Talk me through the history of missing episodes that have returned.
In 1992, a television station in Hong Kong famously contacted the BBC to say they’d found some old film cans. The result was the return of the Second Doctor serial The Tomb of the Cybermen.
In 2013 it was announced that archive researcher Philip Morris was in Nigeria helping catalogue their holdings when he discovered The Enemy of the World and The Web of Fear in a remote relay station (apparently one episode mysteriously went missing after he’d located it).

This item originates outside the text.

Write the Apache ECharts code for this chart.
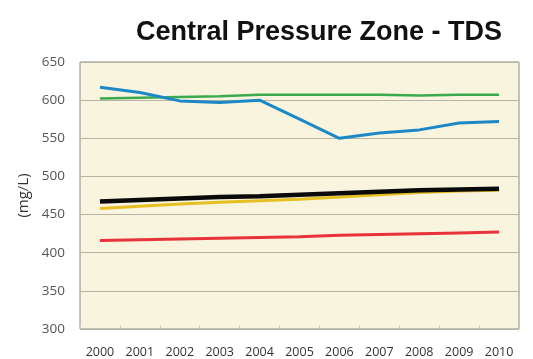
<!DOCTYPE html>
<html>
<head>
<meta charset="utf-8">
<script src="https://cdn.jsdelivr.net/npm/echarts@6/dist/echarts.min.js"></script>
<style>
  html, body { margin: 0; padding: 0; background: #fff; }
  #main { width: 533px; height: 359px; }
</style>
</head>
<body>
<div id="main"></div>
<script>
var years = ['2000', '2001', '2002', '2003', '2004', '2005', '2006', '2007', '2008', '2009', '2010'];
var blueVals = [617, 610, 599, 597, 600, 575, 550, 557, 561, 570, 572];
var greenVals = [602, 603, 604, 605, 607, 607, 607, 607, 606, 607, 607];
var blackVals = [467, 469, 471, 473, 474, 476, 478, 480, 482, 483, 484];
var yellowVals = [458, 461, 464, 466, 468, 470, 473, 476, 479, 481, 482];
var redVals = [416, 417, 418, 419, 420, 421, 423, 424, 425, 426, 427];

var myChart = echarts.init(document.getElementById('main'));

function line(name, data, color, width) {
    return {
        name: name,
        type: 'line',
        data: data,
        symbol: 'none',
        lineStyle: { color: color, width: width },
        itemStyle: { color: color }
    };
}

option = {
    animation: false,
    backgroundColor: '#ffffff',
    title: {
        text: 'Central Pressure Zone - TDS',
        left: 314,
        top: 14,
        textAlign: 'center',
        textStyle: {
            fontFamily: 'Liberation Sans',
            fontWeight: 'bold',
            fontSize: 27,
            color: '#111'
        }
    },
    grid: {
        left: 80,
        right: 14,
        top: 62,
        bottom: 30,
        show: true,
        backgroundColor: '#f8f4de',
        borderColor: '#8a8a8a',
        borderWidth: 1
    },
    xAxis: {
        type: 'category',
        data: years,
        boundaryGap: true,
        axisLine: { show: false },
        axisTick: { show: true, inside: true, length: 4, lineStyle: { color: '#cccccc' } },
        axisLabel: {
            margin: 17,
            fontFamily: 'Open Sans',
            fontSize: 12.5,
            color: '#333'
        }
    },
    yAxis: {
        type: 'value',
        min: 300,
        max: 650,
        interval: 50,
        name: '(mg/L)',
        nameLocation: 'middle',
        nameRotate: 90,
        nameGap: 48,
        nameTextStyle: {
            fontFamily: 'Open Sans',
            fontSize: 15,
            color: '#333'
        },
        axisLine: { show: false },
        axisTick: { show: false },
        axisLabel: {
            margin: 15,
            fontFamily: 'Open Sans',
            fontSize: 13.5,
            color: '#555'
        },
        splitLine: { lineStyle: { color: '#b8b4a4', width: 1 } }
    },
    series: [
        line('Green', greenVals, '#3aaa4e', 2.5),
        line('Blue', blueVals, '#1c88c6', 3),
        line('Red', redVals, '#e8333a', 3),
        line('Yellow', yellowVals, '#e6bf22', 3),
        line('Black', blackVals, '#0a0a0a', 4.5)
    ]
};

myChart.setOption(option);
window.onresize = myChart.resize;
</script>
</body>
</html>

And as recently as March 2026, Film is Fabulous! announced it had recovered two episodes of The Daleks’ Master Plan from the estate of a private film collector. Although the story was never sold internationally, “cutting copies” were made for technical checking before a set of prints were sent to Australia (before being returned as too violent).
Some of these prints made their way into private collections who have found various ways of returning them to the BBC. This might explain the somewhat peculiar story in 1983 about the recovery of two episodes of Master Plan apparently from the basement of a Mormon chapel in South London.
Though, some episodes may be lost forever. One of the last known locations of episodes was in Sierra Leone. A long-running civil war there made it off limits to researchers, and by the time the conflict ended in 2002 the national television archives were apparently destroyed.
The Feast of Steven – an episode of The Daleks’ Master Plan – was made as a standalone Christmas special, but it seems to have never been recorded for sale abroad.
Will any more missing episodes of Doctor Who be found?
Recent finds by Film Is Fabulous! prove that we should never give up hope.
The Nightmare Begins and Devil’s Planet, two previously missing episodes from The Dalek’s Master Plan, are now streaming on BBC iPlayer in the UK and on the Doctor Who Classic YouTube channel in the US.